Behçet Necatigil’in görüşleri de ilgi çekici, Evler‘den önceki şiirlerini inkâr ediyor, tahkiyeden şiire geçtiği dönemin sonrasını ele alıyor. Divan şiirini sevdiğini ve sonsuz bir kaynak olarak kullandığını söylüyor, eğitiminden ve soyadından anlıyoruz zaten. İdeolojinin olduğu yerde sanatın olmayacağı fikrini Yahya Kemal’den beslenerek edindi muhtemelen, Nâzım Hikmet’e mesafeli duruşu da bundan, oysa bu da çoktan aşılmış bir şey, toplumcu ve toplumcu olmayan yazarların, şairlerin söyleşilerinde sanatın ideolojiden beslenebileceğine dair pek çok görüş var. Orhan Veli’yi ve arkadaşlarını ele alarak şiiri ayağa düşürdüklerini söylüyor sonra: “Banal nüktelerle şiir yazılacağı sanısı uzun bir süre genç şairlerin harcanmasına yol açtı. Bunda suç yüzde seksen Ataç’tadır.” (s. 10) Şiir zaptiyeliğine soyunuyor Necatigil, zamanını kendince takip eden, kendi çapının dışını göremeyen bir şair. İlhan Berk’in, Oktay Rifat’ın söyleşileri bu açıdan çok daha ufuk açıcıdır, öncüllerini ve ardıllarını tarafsızca ele alıyorlar, birkaç eleştirileri var, bunun dışında şiirin nasıl yazılıp yazılamayacağına dair kural saçmıyorlar sağa sola, hoş. Bu konuda belki de en alçak gönüllüce davranan sanatçı Cevdet Kudret, çağının şiirinin yaptığı sıçramaları görünce şiiri bırakmayı yeğlemiş, beslendiği kaynaklardan yeni bir şey çıkaramamasının da etkisi var tabii. Denemeleri de iyidir Cevdet Kudret’in ama pek bahsetmiyor onlardan, öğretmenliğinden bahsediyor. İlginçtir, Milli Eğitim’in sürmek istediği ilk öğretmen kendisi. 1950’de DP başa gelince dönemin Milli Eğitim Bakanı tarafından sürülmeye çalışılmış. İstifa etmiş, eşinin yeğeninin adını kullanarak ders kitapları yazmış, Nihat Sami Banarlı’yla birlikte birkaç kişi durumu anlayınca şikayet etmişler, Kudret’in kitapları yasaklanmış. TDK döneminde de zorluklar yaşamış Kudret, dille ilgili yazılarında detaylarıyla anlatıyor.

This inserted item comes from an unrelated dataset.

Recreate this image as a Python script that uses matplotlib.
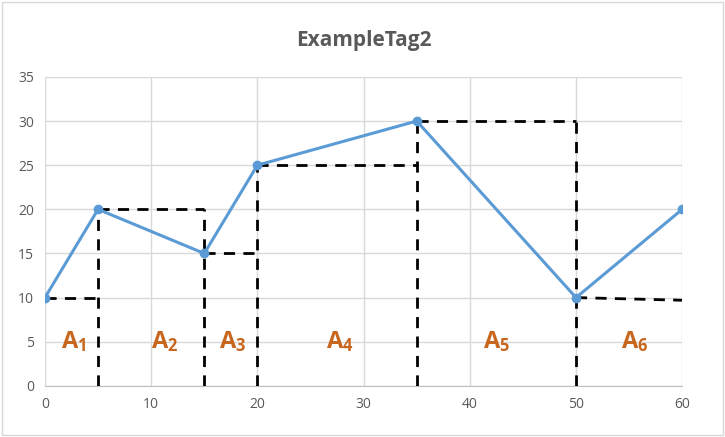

Birkaç söyleşide sanatçının göreviyle ilgili görüşler var, onlarla bitireyim. Malum, pedofiliyle ilgili bir öykü yazdığınız zaman sapık damgası yiyorsunuz, sahnede yaptığınız bir espri yüzünden hapse atılabiliyorsunuz, korkunç bir ülkede yaşıyoruz. Her şeyin mizahı yapılır, edebiyatın konusu her şey olabilir, ne sansür ne otosansür uygulanmamalı ama şartlar da belli. Neyse, Adalet Ağaoğlu sanatçıların özgür olmaları gerektiğinden, her konuyu cesurca ele almalarının öneminden bahsediyor uzunca, Leylâ Erbil’in de benzer görüşleri var. Erhan Bener uç fikirlerin toplumsal yaşam felsefesi olarak dayatılmaması gerektiğini söylüyor mesela, anlamsız. Kimin “felsefesi”, karakterin mi, yazarın mı, okurun mu? Daha da önemlisi, bunun bir önemi var mı? İşi bir diğer yanı, böylesi bir baskı birörnekliğe yol açıyor karşı tarafta. Yalçın Tosun’un öyküleri Yalçın Tosun’un öyküleri olarak iyi, benzerlerinin yazılması duyarlılığı artırmak açısından elbette değerli ama edebi anlamda da değersiz. Gerçi yıllardır öylesi bir cenderedeyiz ki edebiliği ikinci plana atabilirmişiz gibi geliyor çoğu zaman. Bunu da bilemiyorum.
Tomris Uyar, Hilmi Yavuz, Necati Cumalı, Kemal Özer, Demir Özlü, Akşit Göktürk, pek çok isim. Geçtiğimiz yüzyılın edebi ortamını da görebilirsiniz söyleşilerde, çok hoş anılar var. Okunası.